Mayara Terres analisa que “todos esses marcos e monumentos históricos-arquitetônicos constroem e comunicam uma história pública oficial de Goiânia, marcada pela ideia de modernidade, planejamento e centralização do poder político”.

Museu Pedro Ludovico | Foto: Prefeitura de Goiânia

Contudo, ela observa uma evolução no significado do espaço: “com o passar do tempo, especialmente a partir das transformações urbanas e sociais de Goiânia, o espaço da praça foi sendo progressivamente apropriado pela população, adquirindo novos significados. Tornando-se palco de manifestações políticas, atos públicos, disputas simbólicas e expressões de resistência”.

Desafios contínuos e a legislação preservacionista

Apesar dos investimentos, os desafios de manutenção e sinalização persistem. “Eu venho ao longo deste ano também fazendo algumas denúncias em relação às placas de informação. Tem placas que atearam fogo, a própria do Coreto mesmo, atearam fogo, está lá toda queimada. Tem placas que não são legíveis… tem placas pichadas, placas caídas”, alerta Gutto Lemes.

Ele também aponta a necessidade de modernizar a acessibilidade informacional: “essas placas deveriam ter algum QR Code, alguma coisa para deficientes visuais”.

Do ponto de vista legal, a proteção do conjunto é complexa devido ao tombamento tríplice. Mayara Terres explica o papel do Estado: “Compete à Secretaria de Estado da Cultura, por meio de sua Superintendência de Patrimônio Histórico e Artístico… autorizar intervenções em bens tombados, bem como em suas áreas de entorno”. 

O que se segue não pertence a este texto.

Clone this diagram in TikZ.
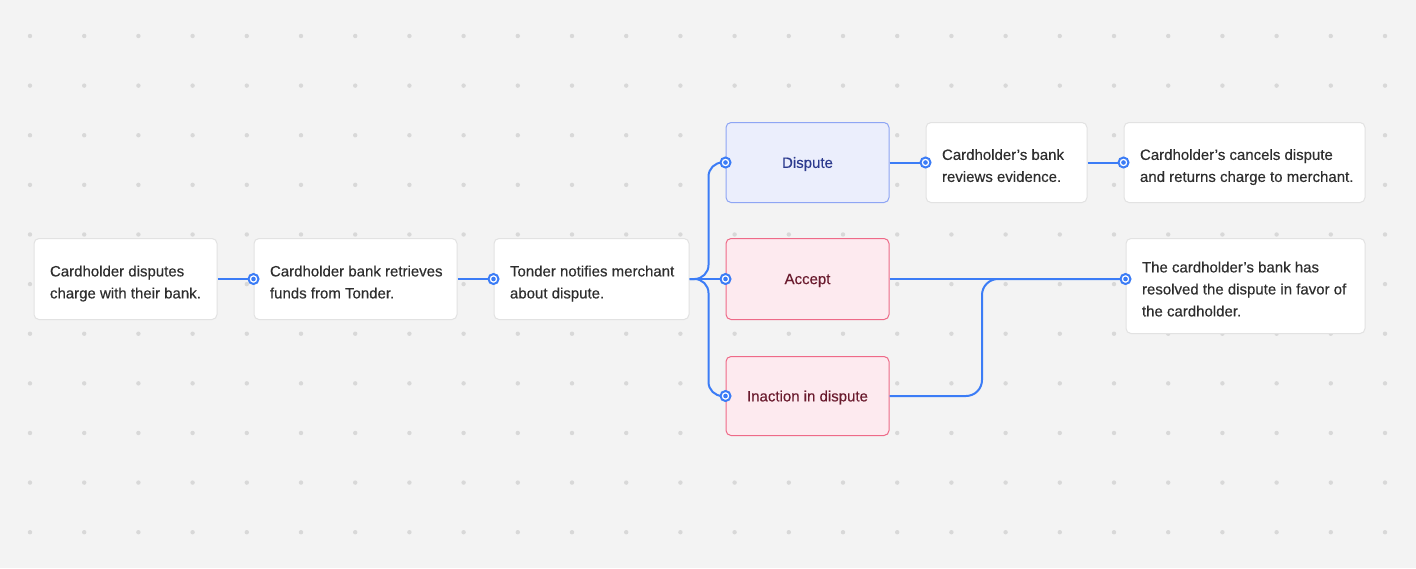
\documentclass[tikz,border=0pt]{standalone}
\usepackage{fontspec}
\setmainfont{Liberation Sans}[FakeBold=0.35]
\definecolor{bg}{HTML}{F3F3F3}
\definecolor{dotc}{HTML}{D8D8D8}
\definecolor{cardborder}{HTML}{E2E2E2}
\definecolor{txt}{HTML}{2E2E2E}
\definecolor{conn}{HTML}{3B7CF6}
\definecolor{bluefill}{HTML}{EBEEFC}
\definecolor{blueborder}{HTML}{8EA5F4}
\definecolor{bluetext}{HTML}{2C3A8E}
\definecolor{redfill}{HTML}{FDEAEF}
\definecolor{redborder}{HTML}{EE6A88}
\definecolor{redtext}{HTML}{6A1B2E}
\newcommand{\cardtext}[2]{\raisebox{-4pt}[\height][\depth]{\makebox[#1][l]{\begin{tabular}{@{}l@{}}#2\end{tabular}}}}
\newcommand{\choicetext}[1]{\raisebox{-1.5pt}[\height][\depth]{#1}}
\begin{document}
\begin{tikzpicture}[x=1pt,y=-1pt,
  card/.style={draw=cardborder, line width=1pt, fill=white, rounded corners=5pt,
    inner sep=0pt, text=txt,
    font=\fontsize{15}{22}\selectfont},
  choice/.style={rounded corners=5pt, line width=1pt, align=center,
    font=\fontsize{15}{22}\selectfont, inner sep=0pt},
  bluebox/.style={choice, draw=blueborder, fill=bluefill, text=bluetext},
  redbox/.style={choice, draw=redborder, fill=redfill, text=redtext},
  connector/.style={draw=conn, line width=2pt},
  port/.style={circle, draw=conn, line width=2pt, fill=white, minimum size=10pt, inner sep=0pt,
    path picture={\fill[conn] (path picture bounding box.center) circle (2.3pt);}}
]
\fill[bg] (0,0) rectangle (1416,568);
\useasboundingbox (0,0) rectangle (1416,568);
\foreach \i in {0,...,25}{
  \foreach \j in {0,...,10}{
    \fill[dotc] ({30+54.2*\i},{36+49.62*\j}) circle (2.2pt);
  }
}
% nodes
\node[card, minimum width=183pt, minimum height=81pt] (n1) at (125.5,279) {\cardtext{151pt}{Cardholder disputes\\charge with their bank.}};
\node[card, minimum width=203pt, minimum height=81pt] (n2) at (355.5,279) {\cardtext{171pt}{Cardholder bank retrieves\\funds from Tonder.}};
\node[card, minimum width=195pt, minimum height=81pt] (n3) at (591.5,279) {\cardtext{163pt}{Tonder notifies merchant\\about dispute.}};
\node[bluebox, minimum width=163pt, minimum height=80pt] (dispute) at (807.5,162.5) {\choicetext{Dispute}};
\node[redbox, minimum width=163pt, minimum height=81pt] (accept) at (807.5,279) {\choicetext{Accept}};
\node[redbox, minimum width=163pt, minimum height=79pt] (inaction) at (807.5,396) {\choicetext{Inaction in dispute}};
\node[card, minimum width=161pt, minimum height=80pt] (n7) at (1006.5,162.5) {\cardtext{129pt}{Cardholder’s bank\\reviews evidence.}};
\node[card, minimum width=241pt, minimum height=80pt] (n8) at (1244.5,162.5) {\cardtext{209pt}{Cardholder’s cancels dispute\\and returns charge to merchant.}};
\node[card, minimum width=239pt, minimum height=95pt] (n9) at (1245.5,286) {\cardtext{207pt}{The cardholder’s bank has\\resolved the dispute in favor of\\the cardholder.}};
\coordinate (p9) at (n9.west |- accept.east);
\coordinate (jA) at (982,0);
% connectors
\draw[connector] (n1.east) -- (n2.west);
\draw[connector] (n2.east) -- (n3.west);
\draw[connector, rounded corners=14pt] (n3.east) -- ++(19,0) |- (dispute.west);
\draw[connector] (n3.east) -- (accept.west);
\draw[connector, rounded corners=14pt] (n3.east) -- ++(19,0) |- (inaction.west);
\draw[connector] (dispute.east) -- (n7.west);
\draw[connector] (n7.east) -- (n8.west);
\draw[connector] (accept.east) -- (p9);
\draw[connector, rounded corners=16pt] (inaction.east) -| (jA |- p9) -- (p9);
% ports
\node[port] at (n2.west) {};
\node[port] at (n3.west) {};
\node[port] at (dispute.west) {};
\node[port] at (inaction.west) {};
\node[port] at (accept.west) {};
\node[port] at (n7.west) {};
\node[port] at (n8.west) {};
\node[port] at (p9) {};
\end{tikzpicture}
\end{document}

Ela cita a Lei estadual nº 8.915/1980 e a Resolução nº 002/2013 – Secult como diretrizes. “Ressalta-se que a Praça Cívica… encontra-se sob condição de corresponsabilidade entre as três esferas públicas (federal, estadual e municipal)”, conclui, enfatizando que as ações são norteadas pelo “intuito de preservar suas características históricas”.

O futuro da Praça Cívica, assim como seu passado, parece destinado a ser um constante diálogo entre a pedra e a história, entre o projeto original e os anseios da sociedade que a habita.